After a 20-minute debate, the SGA voted to urge Prince George's County to place a surcharge on paper and plastic bags at its meeting last night.

The measure, which would place a 5-cent tax on disposable bags, has divided county and state lawmakers. Although some Student Government Association legislators raised concerns over how effective a plastic bag tax would be in reducing bag consumption and littering, the organization ultimately backed instituting a countywide implementation of the tax in a 10-4 vote, with one abstention.

Legislators will wait until next week's meeting to vote on the proposed Community Cleanup and Greening Act of 2012, which would place a statewide, rather than countywide, additional charge on bags.

To inform legislators about the financial and environmental costs the state incurs from disposable bags, Julie Lawson, a representative from Trash Free Maryland Alliance, spoke at the start of the meeting. The country uses 100 billion plastic bags and 10 billion paper bags — or the equivalent of 14 million trees — annually, Lawson said. In the state, many of those bags eventually end up in the Anacostia River and the Chesapeake Bay, Lawson added.

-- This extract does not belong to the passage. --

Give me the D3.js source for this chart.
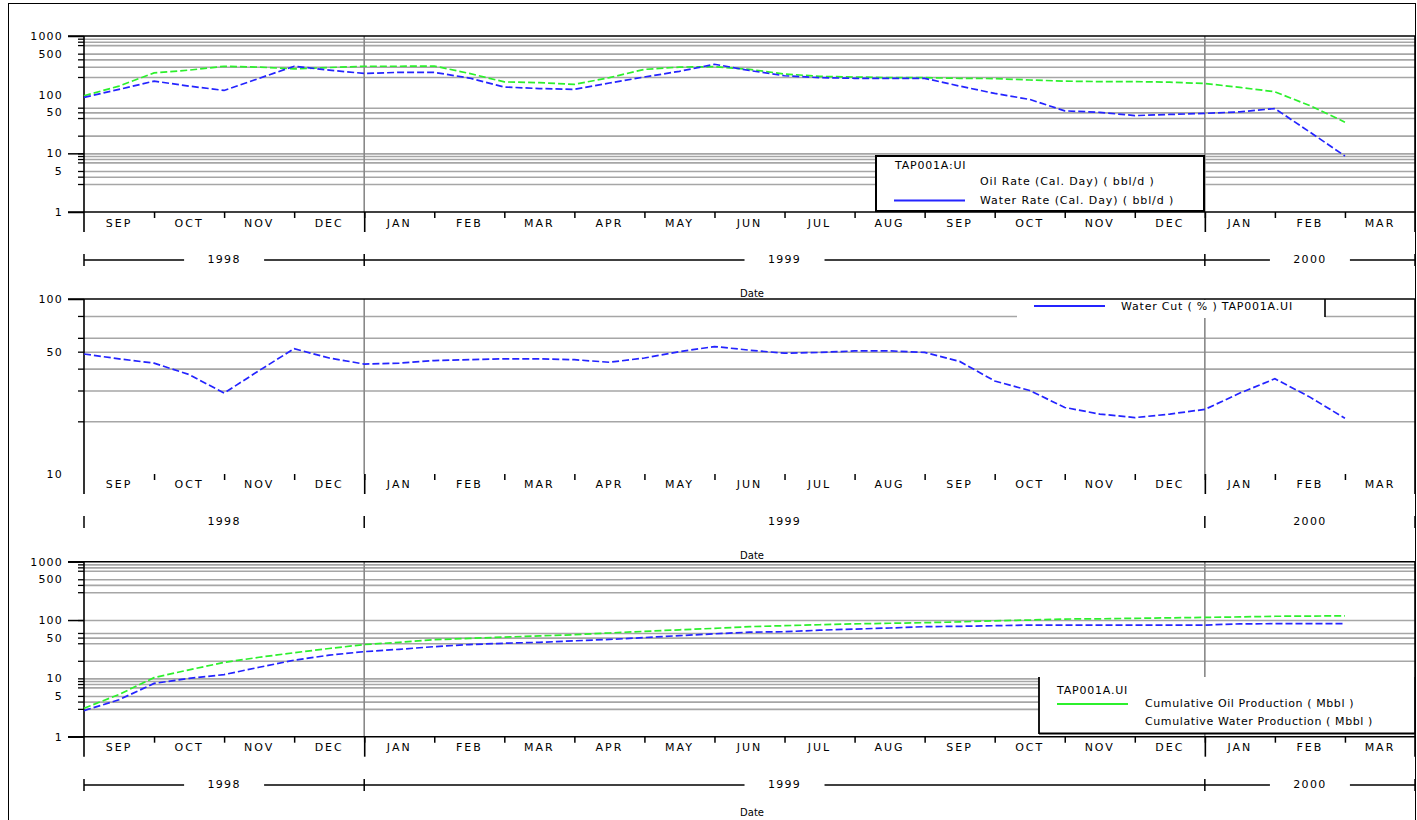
<!DOCTYPE html>
<html>
<head>
<meta charset="utf-8">
<script src="https://cdn.jsdelivr.net/npm/d3@7"></script>
<style>
  body { margin: 0; background: #fff; }
  svg { display: block; font-family: "DejaVu Sans", "Liberation Sans", Arial, sans-serif; }
</style>
</head>
<body>
<svg id="chart" width="1417" height="820"></svg>
<script>
// ---- data ---------------------------------------------------------------
const months = ["SEP","OCT","NOV","DEC","JAN","FEB","MAR","APR","MAY","JUN",
                "JUL","AUG","SEP","OCT","NOV","DEC","JAN","FEB","MAR"];
const yearLabels = ["1998", "1999", "2000"];
const yearBounds = [0, 4, 16, 19];   // month index where each year starts / ends

const dates = [
  "1998-09-01","1998-09-16","1998-10-01","1998-10-16","1998-11-01","1998-11-16",
  "1998-12-01","1998-12-16","1999-01-01","1999-01-16","1999-02-01","1999-02-16",
  "1999-03-01","1999-03-16","1999-04-01","1999-04-16","1999-05-01","1999-05-16",
  "1999-06-01","1999-06-16","1999-07-01","1999-07-16","1999-08-01","1999-08-16",
  "1999-09-01","1999-09-16","1999-10-01","1999-10-16","1999-11-01","1999-11-16",
  "1999-12-01","1999-12-16","2000-01-01","2000-01-16","2000-02-01","2000-02-16",
  "2000-03-01"
];

// Oil / water rate, calendar day (bbl/d)
const oilRate = [96,140,235,262,305,295,275,290,305,305,308,230,165,160,150,195,270,295,300,
                 270,225,205,200,195,195,190,188,178,170,167,167,163,155,133,112,65,34];
const waterRate = [90,123,170,140,118,190,305,262,230,240,240,192,135,127,123,158,200,250,330,
                   258,210,195,190,190,190,140,105,83,53,50,44,46,48,51,58,23,9];

// Water cut (%)
const waterCut = [48.5,45.5,43,37,29,39,52,46,42.5,43,44.5,45,45.5,45.5,45,43.5,46,50,53.5,
                  51,49,49.5,50.5,50.5,49.5,44,34,30,24,22,21,22,23.4,29,35,27.5,20.8];

// Cumulative production (Mbbl)
const cumOil = [3.07,5.3,10.3,14,18.8,23,27.5,32.5,38,41.5,46,48.5,51,53.5,56,60,64,68,72,
                77,80,83,86,88,90,93,97,100,104,105,107,109,111,113,116,117,118];
const cumWater = [2.8,4.3,8.2,10,11.6,15.5,20.5,25,28.7,31.5,35,38,40,41.5,44,46.5,50,54,58,
                  62,63,67,70,73,77,78,80,82,82,82,82,82,82,86,86.5,86.5,86.5];

// axis values
const rateGrid = [900,800,700,500,400,300,200,60,50,40,20,10,9,8,7,5,4,3];
const cutGrid = [80,60,50,40,30,20];
const cumGrid = [900,800,700,500,400,300,100,60,50,40,20,10,9,8,7,5,4,3];
const logLabels = [1000,500,100,50,10,5,1];
const cutLabels = [100,50,10];

// ---- layout -------------------------------------------------------------
const svg = d3.select("#chart");
const X0 = 84, X1 = 1415;
const x = d3.scaleLinear().domain([0, months.length]).range([X0, X1]);
const GREEN = "#2cf02c", BLUE = "#2424ff", GRID = "#a6a6a6";
const FS = 11;

function monthPos(s) {
  const [yy, mm, dd] = s.split("-").map(Number);
  return (yy - 1998) * 12 + (mm - 9) + (dd - 1) / 30;
}
const t = dates.map(monthPos);

// outer frame
svg.append("rect").attr("x", 8.5).attr("y", 3.5).attr("width", X1 - 8).attr("height", 830)
  .attr("fill", "none").attr("stroke", "#000").attr("stroke-width", 1);

function drawPanel(p) {
  const g = svg.append("g");
  const y = d3.scaleLog().domain(p.domain).range([p.bottom, p.top]);

  // horizontal grid
  g.append("g").attr("transform", `translate(${X0},0)`)
    .call(d3.axisLeft(y).tickValues(p.grid).tickSize(-(X1 - X0)).tickFormat(""))
    .call(s => s.select(".domain").remove())
    .call(s => s.selectAll("line").attr("stroke", GRID).attr("stroke-width", 1.6));

  // year dividers inside the plot
  g.selectAll(".ydiv").data([yearBounds[1], yearBounds[2]]).join("line")
    .attr("x1", d => x(d)).attr("x2", d => x(d))
    .attr("y1", p.top).attr("y2", p.bottom)
    .attr("stroke", "#888").attr("stroke-width", 1.6);

  // minor ticks, long ticks and labels on the value axis
  g.append("g").attr("transform", `translate(${X0},0)`)
    .call(d3.axisLeft(y).tickValues(p.grid).tickSize(6).tickFormat(""))
    .call(s => s.select(".domain").remove())
    .call(s => s.selectAll("line").attr("stroke", "#000").attr("stroke-width", 1.3));
  g.append("g").attr("transform", `translate(${X0},0)`)
    .call(d3.axisLeft(y).tickValues(p.major).tickSize(16).tickFormat(""))
    .call(s => s.select(".domain").remove())
    .call(s => s.selectAll("line").attr("stroke", "#000").attr("stroke-width", 1.5));
  g.append("g").attr("transform", `translate(${X0},0)`)
    .call(d3.axisLeft(y).tickValues(p.labels).tickSize(0).tickPadding(21).tickFormat(d3.format("d")))
    .call(s => s.select(".domain").remove())
    .call(s => s.selectAll("text").attr("font-size", FS).attr("font-family", "DejaVu Sans")
      .attr("letter-spacing", 1.2).attr("fill", "#000"));

  // frame
  const fr = g.append("g").attr("stroke", "#000").attr("stroke-width", 1.6);
  fr.append("line").attr("x1", 68).attr("x2", X1).attr("y1", p.top).attr("y2", p.top);
  fr.append("line").attr("x1", X0).attr("x2", X0).attr("y1", p.top).attr("y2", p.bottom + 20);
  fr.append("line").attr("x1", X1).attr("x2", X1).attr("y1", p.top).attr("y2", p.bottom + 20);
  if (p.axisLine) fr.append("line").attr("x1", 68).attr("x2", X1).attr("y1", p.bottom).attr("y2", p.bottom);

  // month ticks and year-boundary ticks
  g.append("g").attr("transform", `translate(0,${p.bottom})`)
    .call(d3.axisBottom(x).tickValues(d3.range(1, months.length)).tickSize(6).tickFormat(""))
    .call(s => s.select(".domain").remove())
    .call(s => s.selectAll("line").attr("stroke", "#000").attr("stroke-width", 1.5));
  g.append("g").attr("transform", `translate(0,${p.bottom})`)
    .call(d3.axisBottom(x).tickValues(yearBounds.slice(1, 3)).tickSize(20).tickFormat(""))
    .call(s => s.select(".domain").remove())
    .call(s => s.selectAll("line").attr("stroke", "#000").attr("stroke-width", 1.6));

  // month labels
  g.selectAll(".mlab").data(months).join("text")
    .attr("x", (d, i) => x(i + 0.5)).attr("y", p.monthY)
    .attr("text-anchor", "middle").attr("dominant-baseline", "middle")
    .attr("font-size", FS).attr("letter-spacing", 2).text(d => d);

  // year row
  const yr = g.append("g");
  yr.selectAll("line.tk").data(yearBounds).join("line")
    .attr("x1", d => x(d)).attr("x2", d => x(d))
    .attr("y1", p.yearY - 6).attr("y2", p.yearY + 6)
    .attr("stroke", "#000").attr("stroke-width", 1.5);
  yearLabels.forEach((lab, i) => {
    const a = x(yearBounds[i]), b = x(yearBounds[i + 1]), c = (a + b) / 2;
    yr.append("text").attr("x", c).attr("y", p.yearY)
      .attr("text-anchor", "middle").attr("dominant-baseline", "middle")
      .attr("font-size", FS).attr("letter-spacing", 1.3).text(lab);
    if (p.yearLines) {
      yr.append("line").attr("x1", a).attr("x2", c - 40).attr("y1", p.yearY).attr("y2", p.yearY)
        .attr("stroke", "#000").attr("stroke-width", 1.3);
      yr.append("line").attr("x1", c + 40).attr("x2", b).attr("y1", p.yearY).attr("y2", p.yearY)
        .attr("stroke", "#000").attr("stroke-width", 1.3);
    }
  });

  g.append("text").attr("x", 752).attr("y", p.dateY)
    .attr("text-anchor", "middle").attr("dominant-baseline", "middle")
    .attr("font-size", 10).text("Date");

  // series
  const line = d3.line().x((d, i) => x(t[i])).y(d => y(d));
  p.series.forEach(s => {
    g.append("path").datum(s.values)
      .attr("d", line).attr("fill", "none")
      .attr("stroke", s.color).attr("stroke-width", 1.7)
      .attr("stroke-dasharray", "7,3");
  });
  return g;
}

// ---- panel 1: rates -----------------------------------------------------
const g1 = drawPanel({
  top: 36, bottom: 212, domain: [1, 1000],
  grid: rateGrid, major: [1000, 10, 1], labels: logLabels, axisLine: true,
  monthY: 224, yearY: 260, yearLines: true, dateY: 294,
  series: [{ values: oilRate, color: GREEN }, { values: waterRate, color: BLUE }]
});
const l1 = g1.append("g");
l1.append("rect").attr("x", 876).attr("y", 156).attr("width", 328).attr("height", 55)
  .attr("fill", "#fff").attr("stroke", "#000").attr("stroke-width", 2);
l1.append("text").attr("x", 895).attr("y", 166).attr("dominant-baseline", "middle")
  .attr("font-size", FS).attr("letter-spacing", 0.8).text("TAP001A:UI");
l1.append("text").attr("x", 980).attr("y", 182).attr("dominant-baseline", "middle")
  .attr("font-size", FS).attr("letter-spacing", 0.9).text("Oil Rate (Cal. Day) ( bbl/d )");
l1.append("line").attr("x1", 894).attr("x2", 965).attr("y1", 200.5).attr("y2", 200.5)
  .attr("stroke", BLUE).attr("stroke-width", 1.8);
l1.append("text").attr("x", 980).attr("y", 201).attr("dominant-baseline", "middle")
  .attr("font-size", FS).attr("letter-spacing", 0.9).text("Water Rate (Cal. Day) ( bbl/d )");

// ---- panel 2: water cut -------------------------------------------------
const g2 = drawPanel({
  top: 299, bottom: 474, domain: [10, 100],
  grid: cutGrid, major: [100], labels: cutLabels, axisLine: false,
  monthY: 485, yearY: 522, yearLines: false, dateY: 556,
  series: [{ values: waterCut, color: BLUE }]
});
const l2 = g2.append("g");
l2.append("rect").attr("x", 1017).attr("y", 300).attr("width", 308).attr("height", 18)
  .attr("fill", "#fff");
l2.append("line").attr("x1", 1325).attr("x2", 1325).attr("y1", 299).attr("y2", 317)
  .attr("stroke", "#000").attr("stroke-width", 1.6);
l2.append("line").attr("x1", 1034).attr("x2", 1105).attr("y1", 306).attr("y2", 306)
  .attr("stroke", BLUE).attr("stroke-width", 1.8);
l2.append("text").attr("x", 1121).attr("y", 307).attr("dominant-baseline", "middle")
  .attr("font-size", FS).attr("letter-spacing", 0.8).text("Water Cut ( % ) TAP001A.UI");

// ---- panel 3: cumulative production ------------------------------------
const g3 = drawPanel({
  top: 561.7, bottom: 736.7, domain: [1, 1000],
  grid: cumGrid, major: [1000, 100, 1], labels: logLabels, axisLine: true,
  monthY: 748, yearY: 785, yearLines: true, dateY: 813,
  series: [{ values: cumOil, color: GREEN }, { values: cumWater, color: BLUE }]
});
const l3 = g3.append("g");
l3.append("rect").attr("x", 1039).attr("y", 677).attr("width", X1 - 1039).attr("height", 56)
  .attr("fill", "#fff");
l3.append("line").attr("x1", 1039).attr("x2", 1039).attr("y1", 677).attr("y2", 734)
  .attr("stroke", "#000").attr("stroke-width", 1.8);
l3.append("line").attr("x1", 1039).attr("x2", X1).attr("y1", 733.5).attr("y2", 733.5)
  .attr("stroke", "#000").attr("stroke-width", 1.8);
l3.append("line").attr("x1", X1).attr("x2", X1).attr("y1", 677).attr("y2", 734)
  .attr("stroke", "#000").attr("stroke-width", 1.8);
l3.append("text").attr("x", 1057).attr("y", 691).attr("dominant-baseline", "middle")
  .attr("font-size", FS).attr("letter-spacing", 0.8).text("TAP001A.UI");
l3.append("line").attr("x1", 1057).attr("x2", 1128).attr("y1", 704).attr("y2", 704)
  .attr("stroke", GREEN).attr("stroke-width", 1.8);
l3.append("text").attr("x", 1145).attr("y", 704).attr("dominant-baseline", "middle")
  .attr("font-size", FS).attr("letter-spacing", 0.6).text("Cumulative Oil Production ( Mbbl )");
l3.append("text").attr("x", 1145).attr("y", 722).attr("dominant-baseline", "middle")
  .attr("font-size", FS).attr("letter-spacing", 0.6).text("Cumulative Water Production ( Mbbl )");
</script>
</body>
</html>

While most legislators voiced support for the statute, several questioned how effective such a tax would be.

"There's no evidence that offering an incentive instead of a penalty wouldn't also change behavior," neighboring commuter legislator Aaron Zaccaria said. "If our litter laws and enforcement aren't enough, then what's to say that charging a fee for using it would be more effective?"

Zaccaria and David Lieb, computer, mathematical and natural sciences legislator, also raised concerns about how the money generated from the tax would be used. In its resolution, the SGA calls on legislators to use the revenue toward county environmental initiatives. A similar bill passed in Washington generated $15,000 toward Anacostia River cleanup and has decreased plastic bag consumption by 80 percent.

However, Lieb and Zaccaria noted with significant state budget cuts looming, there is no guarantee lawmakers would not use the tax revenue elsewhere.

However, Senior Vice President Matthew Popkin, who is also an undergraduate representative on the university's sustainability council, spoke up several times during the debate in favor of the bill.

"Anyone can use reusable bags; there's no poverty line or socioeconomic class to it," Popkin said. "We're not saying you're a sinner if you use [disposable bags], we're just saying we should limit our consumption."